:: Data segment ::
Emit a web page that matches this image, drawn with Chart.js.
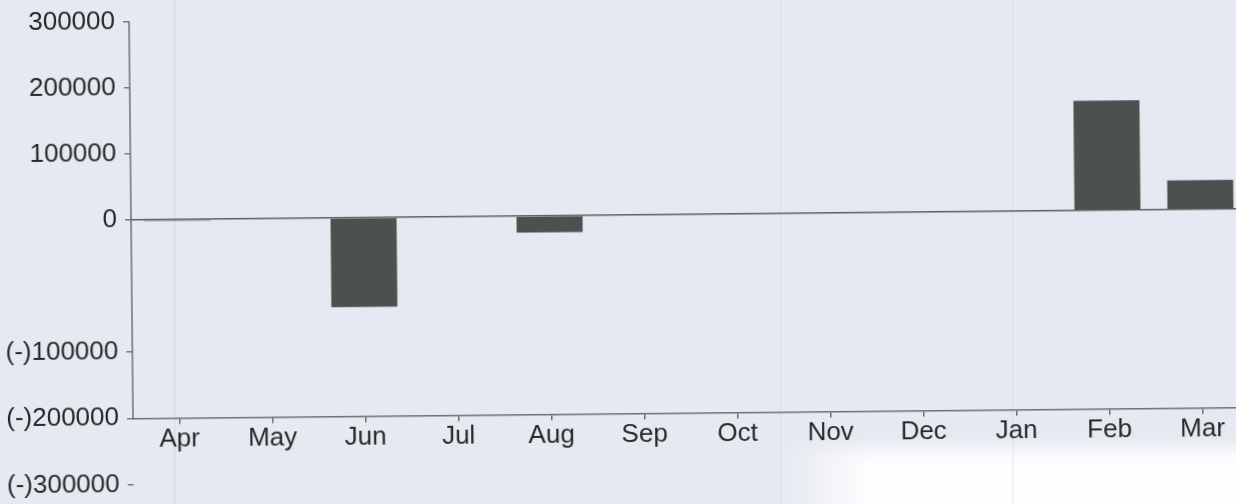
<!DOCTYPE html>
<html>
<head>
<meta charset="utf-8">
<script src="https://cdn.jsdelivr.net/npm/chart.js@4.4.1/dist/chart.umd.min.js"></script>
<style>
  html, body { margin: 0; padding: 0; width: 1236px; height: 504px; overflow: hidden; }
  body { background: #e6e9f1; position: relative; }
  #paper { position: absolute; left: 780px; top: 436px; width: 470px; height: 80px;
           background: linear-gradient(to bottom, rgba(255,255,255,0) 0, rgba(255,255,255,0.9) 24px, #fdfdff 100%);
           -webkit-mask-image: linear-gradient(to right, transparent 0, #000 90px); }
  #streaks { position: absolute; left: 0; top: 0; width: 1236px; height: 504px;
             background:
               linear-gradient(to right, transparent 174px, rgba(222,205,238,0.45) 174px, rgba(222,205,238,0.45) 176px, transparent 176px),
               linear-gradient(to right, transparent 780px, rgba(232,210,228,0.35) 780px, rgba(232,210,228,0.35) 782px, transparent 782px),
               linear-gradient(to right, transparent 1012px, rgba(228,210,232,0.35) 1012px, rgba(228,210,232,0.35) 1014px, transparent 1014px); }
  #wrap { position: absolute; left: 0; top: -2px; width: 1260px; height: 510px;
          transform-origin: 131px 219px; transform: rotate(-0.57deg); }
</style>
</head>
<body>
<div id="paper"></div>
<div id="streaks"></div>
<div id="wrap"><canvas id="chart" width="1260" height="510"></canvas></div>
<script>
var months = ["Apr", "May", "Jun", "Jul", "Aug", "Sep", "Oct", "Nov", "Dec", "Jan", "Feb", "Mar"];
var monthValues = [-2000, 0, -135000, 0, -25000, 0, 0, 0, 0, 0, 166000, 44000];
var tickValues = [300000, 200000, 100000, 0, -100000, -200000, -300000, -400000];
var tickLabels = ["300000", "200000", "100000", "0", "", "(-)100000", "(-)200000", "(-)300000"];
var axisValue = -300000;

function labelFor(v) {
    var i = tickValues.indexOf(v);
    return i >= 0 ? tickLabels[i] : "";
}

var yAxisLine = {
    id: "yAxisLine",
    afterDraw: function(chart) {
        var ctx = chart.ctx;
        var a = chart.chartArea;
        var yBottom = chart.scales.y.getPixelForValue(axisValue);
        ctx.save();
        ctx.strokeStyle = "#6c716b";
        ctx.lineWidth = 1.5;
        ctx.beginPath();
        ctx.moveTo(a.left, a.top);
        ctx.lineTo(a.left, yBottom);
        ctx.stroke();
        ctx.restore();
    }
};

var textFont = { family: "Liberation Sans, Arial, sans-serif", size: 26 };

var ctx = document.getElementById("chart").getContext("2d");
var myChart = new Chart(ctx, {
    type: "bar",
    data: {
        labels: months,
        datasets: [{
            data: monthValues,
            backgroundColor: "#4b514e",
            borderWidth: 0,
            barPercentage: 0.71,
            categoryPercentage: 1
        }]
    },
    options: {
        responsive: false,
        animation: false,
        layout: { padding: { left: 0, right: 13, top: 20, bottom: 8 } },
        plugins: { legend: { display: false }, tooltip: { enabled: false } },
        scales: {
            x: {
                position: { y: axisValue },
                offset: true,
                grid: { offset: false, drawOnChartArea: false, tickLength: 5, tickColor: "#6c716b", lineWidth: 1.5 },
                border: { color: "#6c716b", width: 1.5 },
                ticks: { font: textFont, color: "#252c27", padding: 1, maxRotation: 0, autoSkip: false }
            },
            y: {
                min: -400000,
                max: 300000,
                afterBuildTicks: function(scale) {
                    scale.ticks = tickValues.map(function(v) { return { value: v }; });
                },
                afterFit: function(scale) { scale.width = 131; },
                border: { display: false },
                grid: {
                    drawOnChartArea: true,
                    tickLength: 6,
                    lineWidth: 1.5,
                    color: function(c) { return c.tick && c.tick.value === 0 ? "#5c625c" : "rgba(0,0,0,0)"; },
                    tickColor: function(c) { return c.tick && labelFor(c.tick.value) !== "" ? "#7a7f78" : "rgba(0,0,0,0)"; }
                },
                ticks: {
                    font: textFont,
                    color: "#252c27",
                    padding: 8,
                    callback: function(value) { return labelFor(value); }
                }
            }
        }
    },
    plugins: [yAxisLine]
});
</script>
</body>
</html>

:: Work instructions ::
Take every line from the data above that holds "image" and copy it out.

:: Reply to the task ::
Emit a web page that matches this image, drawn with Chart.js.
           -webkit-mask-image: linear-gradient(to right, transparent 0, #000 90px); }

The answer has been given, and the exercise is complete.